[TASK GOAL]:
Provide only the number of lines in the listing that contain the string "Write".

[THE INPUT]:

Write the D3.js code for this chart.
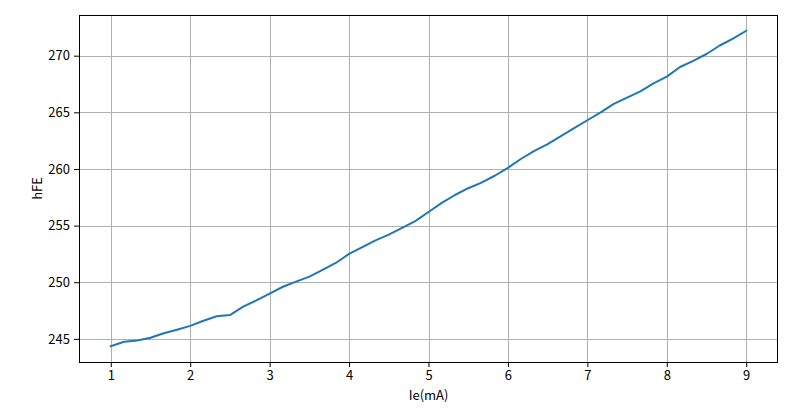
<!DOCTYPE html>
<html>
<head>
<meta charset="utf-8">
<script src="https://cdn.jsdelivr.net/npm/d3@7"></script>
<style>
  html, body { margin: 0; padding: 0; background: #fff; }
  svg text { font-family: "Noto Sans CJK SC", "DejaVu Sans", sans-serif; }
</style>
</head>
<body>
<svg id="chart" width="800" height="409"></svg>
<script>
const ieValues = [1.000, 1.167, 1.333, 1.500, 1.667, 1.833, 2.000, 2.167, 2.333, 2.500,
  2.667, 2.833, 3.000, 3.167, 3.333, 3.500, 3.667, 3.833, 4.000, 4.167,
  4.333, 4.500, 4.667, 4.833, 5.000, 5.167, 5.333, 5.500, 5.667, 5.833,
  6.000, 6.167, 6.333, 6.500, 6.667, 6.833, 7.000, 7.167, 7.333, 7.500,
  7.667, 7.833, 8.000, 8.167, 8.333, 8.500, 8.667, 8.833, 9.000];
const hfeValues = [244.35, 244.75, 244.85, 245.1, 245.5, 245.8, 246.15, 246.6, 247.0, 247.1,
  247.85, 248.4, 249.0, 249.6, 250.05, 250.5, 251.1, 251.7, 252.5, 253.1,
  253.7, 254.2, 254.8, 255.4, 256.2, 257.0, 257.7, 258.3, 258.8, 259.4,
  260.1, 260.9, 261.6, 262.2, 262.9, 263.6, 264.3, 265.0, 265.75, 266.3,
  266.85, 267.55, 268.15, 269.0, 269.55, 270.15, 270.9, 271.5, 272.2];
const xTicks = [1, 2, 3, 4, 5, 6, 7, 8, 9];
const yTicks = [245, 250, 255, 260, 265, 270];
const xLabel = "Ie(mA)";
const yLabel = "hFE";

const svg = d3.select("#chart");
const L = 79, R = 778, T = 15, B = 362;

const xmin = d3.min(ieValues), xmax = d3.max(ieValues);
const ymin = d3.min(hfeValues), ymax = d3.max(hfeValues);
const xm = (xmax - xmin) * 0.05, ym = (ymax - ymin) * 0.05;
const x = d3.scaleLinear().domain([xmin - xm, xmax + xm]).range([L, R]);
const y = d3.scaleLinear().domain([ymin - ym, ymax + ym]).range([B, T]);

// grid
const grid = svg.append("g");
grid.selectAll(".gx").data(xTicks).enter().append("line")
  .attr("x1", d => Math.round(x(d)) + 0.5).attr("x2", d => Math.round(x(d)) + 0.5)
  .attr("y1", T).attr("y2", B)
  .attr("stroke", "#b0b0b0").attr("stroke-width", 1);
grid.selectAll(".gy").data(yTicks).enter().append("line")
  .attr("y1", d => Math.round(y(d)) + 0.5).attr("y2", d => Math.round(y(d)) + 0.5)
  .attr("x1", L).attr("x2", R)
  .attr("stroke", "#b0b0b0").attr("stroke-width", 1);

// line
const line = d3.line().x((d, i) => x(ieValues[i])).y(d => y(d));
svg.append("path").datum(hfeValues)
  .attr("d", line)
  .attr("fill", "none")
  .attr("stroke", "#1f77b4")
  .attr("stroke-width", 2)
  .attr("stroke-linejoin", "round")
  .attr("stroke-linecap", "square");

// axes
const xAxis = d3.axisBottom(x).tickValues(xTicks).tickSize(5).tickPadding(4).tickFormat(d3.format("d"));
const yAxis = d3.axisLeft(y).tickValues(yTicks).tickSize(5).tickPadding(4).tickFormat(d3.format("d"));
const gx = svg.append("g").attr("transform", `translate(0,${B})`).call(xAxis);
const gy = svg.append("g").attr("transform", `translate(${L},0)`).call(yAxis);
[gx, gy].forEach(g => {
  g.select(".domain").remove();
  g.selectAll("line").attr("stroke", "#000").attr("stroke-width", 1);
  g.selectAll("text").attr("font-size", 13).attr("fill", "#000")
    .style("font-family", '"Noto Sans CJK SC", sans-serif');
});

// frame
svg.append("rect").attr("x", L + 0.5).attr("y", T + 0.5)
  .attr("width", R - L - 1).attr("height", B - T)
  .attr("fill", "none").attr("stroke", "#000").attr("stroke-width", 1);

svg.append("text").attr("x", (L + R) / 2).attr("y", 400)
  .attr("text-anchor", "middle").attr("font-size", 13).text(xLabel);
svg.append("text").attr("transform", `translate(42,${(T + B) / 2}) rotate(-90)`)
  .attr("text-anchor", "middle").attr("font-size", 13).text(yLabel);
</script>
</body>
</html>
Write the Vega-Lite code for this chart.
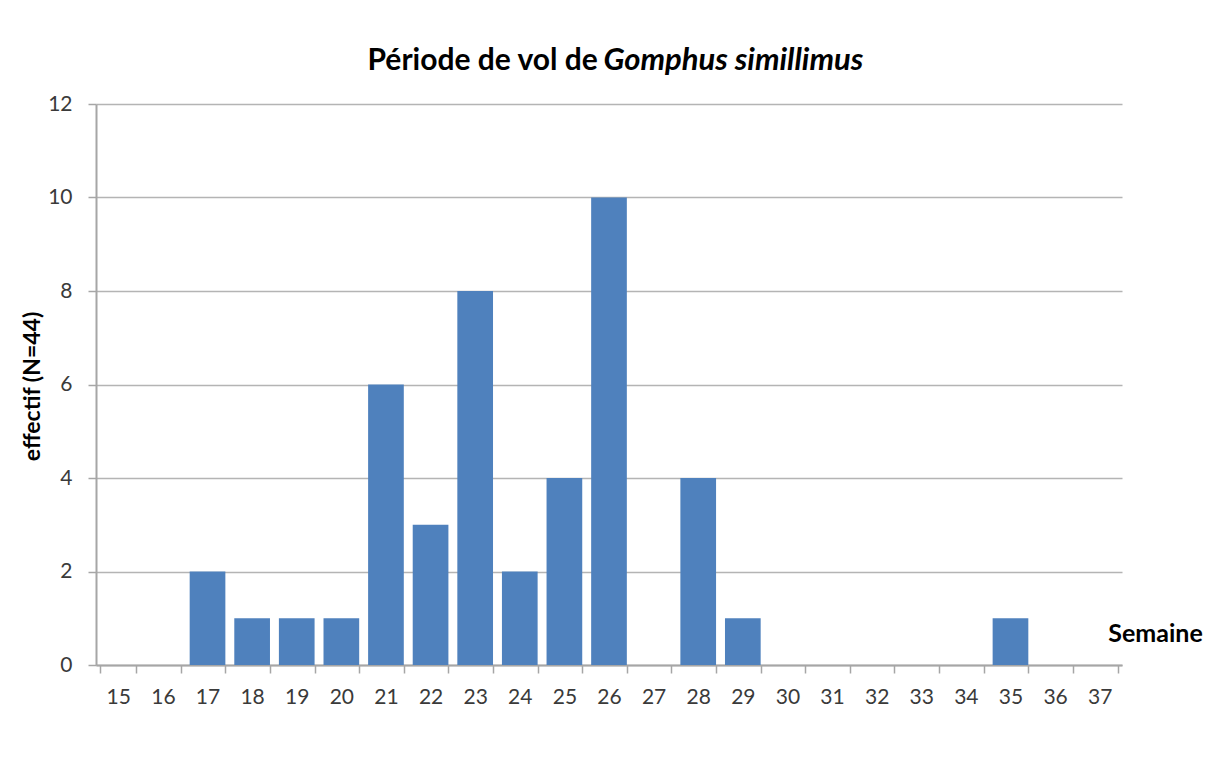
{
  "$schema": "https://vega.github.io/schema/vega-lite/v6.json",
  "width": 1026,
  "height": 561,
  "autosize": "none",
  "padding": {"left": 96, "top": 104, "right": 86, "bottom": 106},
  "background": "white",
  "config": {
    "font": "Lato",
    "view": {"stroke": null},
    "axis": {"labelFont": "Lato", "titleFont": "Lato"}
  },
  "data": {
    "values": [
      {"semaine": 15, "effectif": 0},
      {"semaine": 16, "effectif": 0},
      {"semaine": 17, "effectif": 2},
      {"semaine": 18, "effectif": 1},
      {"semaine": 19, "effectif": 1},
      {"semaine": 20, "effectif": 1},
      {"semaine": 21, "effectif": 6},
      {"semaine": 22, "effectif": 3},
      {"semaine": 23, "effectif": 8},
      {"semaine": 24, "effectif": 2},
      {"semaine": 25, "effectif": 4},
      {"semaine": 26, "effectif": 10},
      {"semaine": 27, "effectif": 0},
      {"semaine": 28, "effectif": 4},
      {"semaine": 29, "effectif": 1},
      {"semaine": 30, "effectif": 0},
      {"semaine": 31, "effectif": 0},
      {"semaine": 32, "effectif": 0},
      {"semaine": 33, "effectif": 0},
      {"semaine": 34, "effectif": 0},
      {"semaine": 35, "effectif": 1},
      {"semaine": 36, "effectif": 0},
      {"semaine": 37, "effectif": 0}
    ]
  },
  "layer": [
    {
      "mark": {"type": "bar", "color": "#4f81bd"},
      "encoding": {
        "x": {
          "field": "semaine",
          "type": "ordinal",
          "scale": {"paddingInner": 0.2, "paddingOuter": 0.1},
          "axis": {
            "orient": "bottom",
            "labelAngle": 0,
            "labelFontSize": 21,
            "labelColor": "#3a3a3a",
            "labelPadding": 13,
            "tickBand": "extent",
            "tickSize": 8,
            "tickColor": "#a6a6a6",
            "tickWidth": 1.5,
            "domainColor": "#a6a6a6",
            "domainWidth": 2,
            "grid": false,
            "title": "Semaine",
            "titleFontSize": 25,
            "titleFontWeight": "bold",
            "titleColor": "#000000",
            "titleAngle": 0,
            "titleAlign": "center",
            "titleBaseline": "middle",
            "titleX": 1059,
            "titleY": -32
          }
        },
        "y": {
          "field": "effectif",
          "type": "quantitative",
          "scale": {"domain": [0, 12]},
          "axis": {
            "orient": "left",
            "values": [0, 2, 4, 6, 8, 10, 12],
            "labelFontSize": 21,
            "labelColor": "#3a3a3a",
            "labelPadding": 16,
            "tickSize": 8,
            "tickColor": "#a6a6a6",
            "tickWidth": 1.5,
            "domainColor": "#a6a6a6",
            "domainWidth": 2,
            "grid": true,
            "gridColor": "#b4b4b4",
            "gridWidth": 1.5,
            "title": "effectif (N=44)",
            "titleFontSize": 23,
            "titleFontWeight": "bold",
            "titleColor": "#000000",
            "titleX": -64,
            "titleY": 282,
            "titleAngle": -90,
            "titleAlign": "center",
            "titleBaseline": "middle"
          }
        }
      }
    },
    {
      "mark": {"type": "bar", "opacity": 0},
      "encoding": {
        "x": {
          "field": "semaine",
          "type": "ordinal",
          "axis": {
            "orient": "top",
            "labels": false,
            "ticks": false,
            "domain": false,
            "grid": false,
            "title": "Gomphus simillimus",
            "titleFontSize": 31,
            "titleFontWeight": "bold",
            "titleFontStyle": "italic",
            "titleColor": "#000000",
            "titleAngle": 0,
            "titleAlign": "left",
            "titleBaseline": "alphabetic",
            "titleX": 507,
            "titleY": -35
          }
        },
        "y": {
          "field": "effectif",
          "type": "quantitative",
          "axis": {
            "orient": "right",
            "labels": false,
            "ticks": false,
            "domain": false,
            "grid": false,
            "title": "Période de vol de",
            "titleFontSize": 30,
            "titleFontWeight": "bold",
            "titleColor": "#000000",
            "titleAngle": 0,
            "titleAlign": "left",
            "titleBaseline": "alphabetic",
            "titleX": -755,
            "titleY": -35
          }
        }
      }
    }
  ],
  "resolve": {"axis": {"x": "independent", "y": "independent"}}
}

[OUTPUT]:
2